Isabelle Savelli : Les prévisions de la Banque de France sont claires. Si elle n’anticipe pas de récession, l’économie ralentira avec, vous le disiez, une inflation maximale lors du premier semestre cette année. La croissance française, quant à elle, devrait être presque nulle, de l’ordre de 0,3 %, avant une nouvelle accélération envisagée en 2024 (+ 1,2 %) et 2025 (+ 1,8 %). Cette situation de presque stagnation inquiète, bien sûr, les chefs d’entreprise. Selon notre enquête : la diminution du nombre de clients, la hausse des prix généralisée et la baisse d’activité sont les principales problématiques anticipées par les entreprises.
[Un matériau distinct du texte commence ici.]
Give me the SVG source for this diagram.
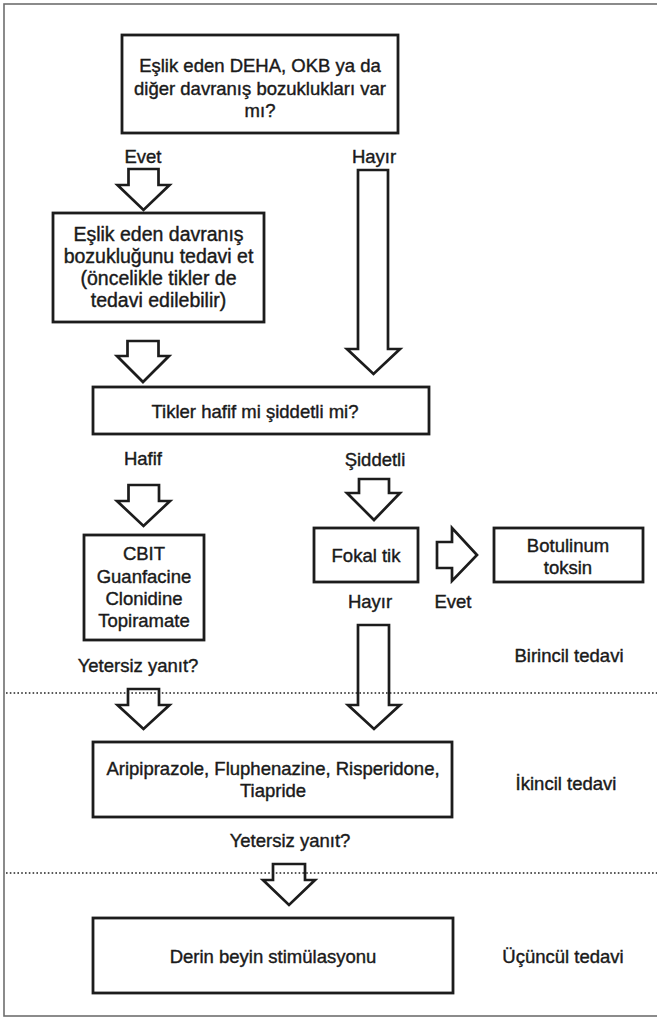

De façon plus générale, près de 7 chefs d’entreprises sont 10 sont inquiets ou très inquiets pour leur activité à court terme. Faut-il pour autant s’attendre au pire ? Nous ne le pensons pas tant la résilience du tissu économique régional a déjà fait ses preuves et que le territoire reste un important créateur de richesse. 30 % des créations d’entreprises en France sont réalisées en Île-de-France.

Actu-Juridique : Faut-il dans ce climat d’incertitudes maintenir, voire amplifier, les aides de l’État ?

Isabelle Savelli : Tant que l’inflation et les coûts de l’énergie resteront élevés, il nous semble nécessaire de conserver les aides prévues pour les entreprises, notamment les moyennes et petites entreprises. Les dirigeants réclament d’ailleurs leur maintien. Précisons aussi que seules 16 % des entreprises du territoire ont fait appel à l’un des dispositifs publics existant pour les aider. L’une de nos missions au sein de la CCI est de mieux informer les acteurs économiques en la matière.